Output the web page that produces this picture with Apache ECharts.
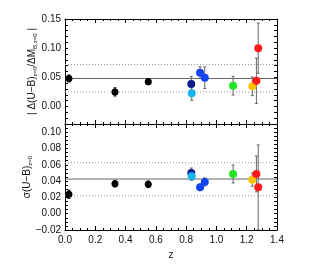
<!DOCTYPE html>
<html><head><meta charset="utf-8">
<script src="https://cdn.jsdelivr.net/npm/echarts@6/dist/echarts.min.js"></script>
<style>html,body{margin:0;padding:0;background:#fff}#c{width:328px;height:279px}</style>
</head><body><div id="c"></div>
<script>
// redshifts of the samples
const zVals   = [0.026, 0.33, 0.55, 0.834, 0.837, 0.892, 0.923, 1.11, 1.237, 1.264, 1.276];
const colors  = ['#000000','#000000','#000000','#0c1a8c','#18b4f0','#1244f2','#1244f2','#22e622','#ffc000','#ff1a1a','#ff1a1a'];
// top panel: |Δ(U-B)/ΔM_B|
const topVals = [0.048, 0.025, 0.0425, 0.0386, 0.0226, 0.058, 0.0495, 0.0357, 0.0346, 0.044, 0.0998];
const topErr  = [0.006, 0.007, 0.005, 0.013, 0.012, 0.010, 0.0185, 0.016, 0.016, 0.039, 0.043];
const topRef  = [0.048, 0.072, 0.025];   // solid, dotted, dotted
// bottom panel: σ(U-B)
const botVals = [0.0238, 0.0368, 0.036, 0.050, 0.0458, 0.0323, 0.039, 0.0487, 0.0417, 0.0487, 0.0323];
const botErr  = [0.005, 0.004, 0.004, 0.006, 0.005, 0.004, 0.005, 0.011, 0.008, 0.022, 0.052];
const botRef  = [0.0425, 0.0625, 0.022];

const font = 'Liberation Sans, Arial, sans-serif';
const grids = [
  {left: 65, right: 51, top: 19, height: 105},
  {left: 65, right: 51, top: 124, height: 106}
];
function xAx(gi, show, pos) {
  return {type:'value', gridIndex: gi, min:0, max:1.4, interval:0.2, position: pos,
    axisLine:{show:true, onZero:false, lineStyle:{color:'#000', width:1}},
    axisTick:{show:true, inside:true, length:4, lineStyle:{color:'#000'}},
    minorTick:{show:true, splitNumber:4, length:2, lineStyle:{color:'#000'}},
    splitLine:{show:false},
    axisLabel:{show: show, color:'#111', fontSize:10, fontFamily:font, margin:5,
      formatter: v => v.toFixed(1)},
    name: show ? 'z' : '', nameLocation:'middle', nameGap:20,
    nameTextStyle:{color:'#111', fontSize:10, fontFamily:font}
  };
}
function yAx(gi, min, max, step, major, pos, name, gap) {
  return {type:'value', gridIndex: gi, min:min, max:max, interval:step, position: pos,
    axisLine:{show:true, onZero:false, lineStyle:{color:'#000', width:1}},
    axisTick:{show:true, inside:true, length:3, lineStyle:{color:'#000'}},
    splitLine:{show:false},
    axisLabel:{show: pos === 'left', color:'#111', fontSize:10, fontFamily:font, margin:4,
      formatter: v => Math.abs(v/major - Math.round(v/major)) < 1e-6 ? v.toFixed(2).replace('-', '\u2212') : ''},
    name: name || '', nameLocation:'middle', nameRotate:90, nameGap: gap || 0,
    nameMoveOverlap: false,
    nameTextStyle:{color:'#111', fontSize:10, fontFamily:font, lineHeight:12,
      rich:{
        m:{fontSize:10, fontFamily:font, color:'#111', lineHeight:12},
        s:{fontSize:6, fontFamily:font, color:'#111', lineHeight:12, verticalAlign:'bottom', padding:[4,0,0,0]}
      }}
  };
}
const xAxis = [xAx(0,false,'bottom'), xAx(0,false,'top'), xAx(1,true,'bottom'), xAx(1,false,'top')];
const yAxis = [
  yAx(0, -0.03, 0.15, 0.01, 0.05, 'left', '{m|| \u0394(U\u2212B)}{s|z=0}{m|/\u0394M}{s|B,z=0}{m| |}', 27),
  yAx(0, -0.03, 0.15, 0.01, 0.05, 'right'),
  yAx(1, -0.02, 0.11, 0.005, 0.02, 'left', '{m|\u03c3(U\u2212B)}{s|z=0}', 32),
  yAx(1, -0.02, 0.11, 0.005, 0.02, 'right')
];

function refLines(ref, xi, yi) {
  const styles = [{color:'#666', width:1, type:'solid'}, {color:'#999', width:1, type:[1,2]}, {color:'#999', width:1, type:[1,2]}];
  return ref.map((v, i) => ({
    type:'line', xAxisIndex:xi, yAxisIndex:yi, symbol:'none', silent:true,
    data:[[0, v],[1.4, v]], lineStyle: styles[i], z:1
  }));
}
function errBars(vals, errs, xi, yi) {
  return {
    type:'custom', xAxisIndex:xi, yAxisIndex:yi, clip:true, z:2,
    data: zVals.map((z, i) => [z, vals[i] - errs[i], vals[i] + errs[i], i]),
    renderItem: function(params, api) {
      const lo = api.coord([api.value(0), api.value(1)]);
      const hi = api.coord([api.value(0), api.value(2)]);
      const idx = api.value(3);
      const col = idx < 3 ? '#000' : '#666';
      const c = 1.5;
      const st = {stroke: col, lineWidth: 1};
      return {type:'group', children:[
        {type:'line', shape:{x1:lo[0], y1:lo[1], x2:hi[0], y2:hi[1]}, style:st},
        {type:'line', shape:{x1:lo[0]-c, y1:lo[1], x2:lo[0]+c, y2:lo[1]}, style:st},
        {type:'line', shape:{x1:hi[0]-c, y1:hi[1], x2:hi[0]+c, y2:hi[1]}, style:st}
      ]};
    }
  };
}
function points(vals, xi, yi) {
  return {
    type:'scatter', xAxisIndex:xi, yAxisIndex:yi, z:3,
    data: zVals.map((z, i) => ({value:[z, vals[i]],
      symbolSize: i < 3 ? 7 : 8,
      itemStyle:{color: colors[i], opacity:1}}))
  };
}

const chart = echarts.init(document.getElementById('c'), null, {renderer:'canvas'});
chart.setOption({
  animation:false,
  backgroundColor:'#fff',
  grid: grids,
  xAxis: xAxis,
  yAxis: yAxis,
  series: [
    ...refLines(topRef, 0, 0),
    ...refLines(botRef, 2, 2),
    errBars(topVals, topErr, 0, 0),
    errBars(botVals, botErr, 2, 2),
    points(topVals, 0, 0),
    points(botVals, 2, 2)
  ]
});
</script></body></html>
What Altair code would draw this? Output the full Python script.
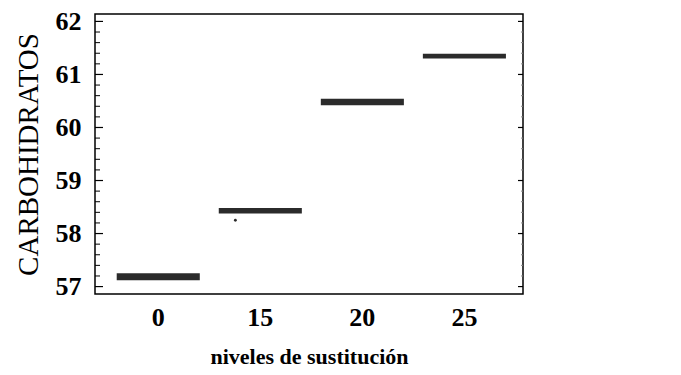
import altair as alt
import pandas as pd

categories = ["0", "15", "20", "25"]
box_low = [57.12, 58.38, 60.42, 61.30]
box_high = [57.25, 58.48, 60.54, 61.39]
outlier_cat = ["15"]
outlier_val = [58.25]
major_ticks = [57, 58, 59, 60, 61, 62]
minor_ticks = [57.2, 57.4, 57.6, 57.8, 58.2, 58.4, 58.6, 58.8, 59.2, 59.4, 59.6, 59.8,
               60.2, 60.4, 60.6, 60.8, 61.2, 61.4, 61.6, 61.8]

boxes = pd.DataFrame({"cat": categories, "low": box_low, "high": box_high})
outliers = pd.DataFrame({"cat": outlier_cat, "v": outlier_val})
majors = pd.DataFrame({"v": major_ticks})
minors = pd.DataFrame({"v": minor_ticks})

yscale = alt.Scale(domain=[56.86, 62.14], nice=False, zero=False)
xscale = alt.Scale(paddingInner=0.186, paddingOuter=0.19, align=0.56)
yaxis = alt.Axis(title="CARBOHIDRATOS", values=major_ticks)
xaxis = alt.Axis(title="niveles de sustitución", labelAngle=0)

W, H = 428, 280

bars = alt.Chart(boxes).mark_bar(color="#2b2b2b").encode(
    x=alt.X("cat:N", scale=xscale, sort=categories, axis=xaxis),
    y=alt.Y("low:Q", scale=yscale, axis=yaxis),
    y2="high:Q",
)

dot = alt.Chart(outliers).mark_circle(color="#2b2b2b", size=8, opacity=1).encode(
    x=alt.X("cat:N", scale=xscale, sort=categories, bandPosition=0.2, axis=xaxis),
    y=alt.Y("v:Q", scale=yscale, axis=yaxis),
)

left_major = alt.Chart(majors).mark_rule(color="black", strokeWidth=1.2).encode(
    y=alt.Y("v:Q", scale=yscale, axis=yaxis), x=alt.value(0), x2=alt.value(8))
left_minor = alt.Chart(minors).mark_rule(color="black", strokeWidth=1).encode(
    y=alt.Y("v:Q", scale=yscale, axis=yaxis), x=alt.value(0), x2=alt.value(5))
right_major = alt.Chart(majors).mark_rule(color="black", strokeWidth=1.2).encode(
    y=alt.Y("v:Q", scale=yscale, axis=yaxis), x=alt.value(W - 5), x2=alt.value(W))
right_minor = alt.Chart(minors).mark_rule(color="#888", strokeWidth=1).encode(
    y=alt.Y("v:Q", scale=yscale, axis=yaxis), x=alt.value(W - 2), x2=alt.value(W))

chart = alt.layer(bars, dot, left_major, left_minor, right_major, right_minor).properties(
    width=W, height=H,
    padding={"left": 5, "top": 0, "right": 5, "bottom": 0},
).configure_view(
    stroke="black", strokeWidth=1.5
).configure_axis(
    grid=False, ticks=False, domain=False,
    labelFont="Liberation Serif", labelFontWeight="bold", labelFontSize=26,
    labelColor="black", titleColor="black", titleFont="Liberation Serif",
).configure_axisY(
    labelPadding=14, titleFontSize=29, titleFontWeight="normal", titlePadding=12,
).configure_axisX(
    labelPadding=10, titleFontSize=22, titleFontWeight="bold", titlePadding=16,
)

chart.save("out.html", embed_options={"renderer": "svg", "actions": False})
------------------------------------
→ **Exercise**
Your first line is the one with "What Altair code", and your last is the one with "60.2, 60.4, 60.6, 60.8, 61.2, 61.4, 61.6, 61.8]". Copy those and every line between them exactly, without any pictures.

→ **Written solution**
What Altair code would draw this? Output the full Python script.
import altair as alt
import pandas as pd

categories = ["0", "15", "20", "25"]
box_low = [57.12, 58.38, 60.42, 61.30]
box_high = [57.25, 58.48, 60.54, 61.39]
outlier_cat = ["15"]
outlier_val = [58.25]
major_ticks = [57, 58, 59, 60, 61, 62]
minor_ticks = [57.2, 57.4, 57.6, 57.8, 58.2, 58.4, 58.6, 58.8, 59.2, 59.4, 59.6, 59.8,
               60.2, 60.4, 60.6, 60.8, 61.2, 61.4, 61.6, 61.8]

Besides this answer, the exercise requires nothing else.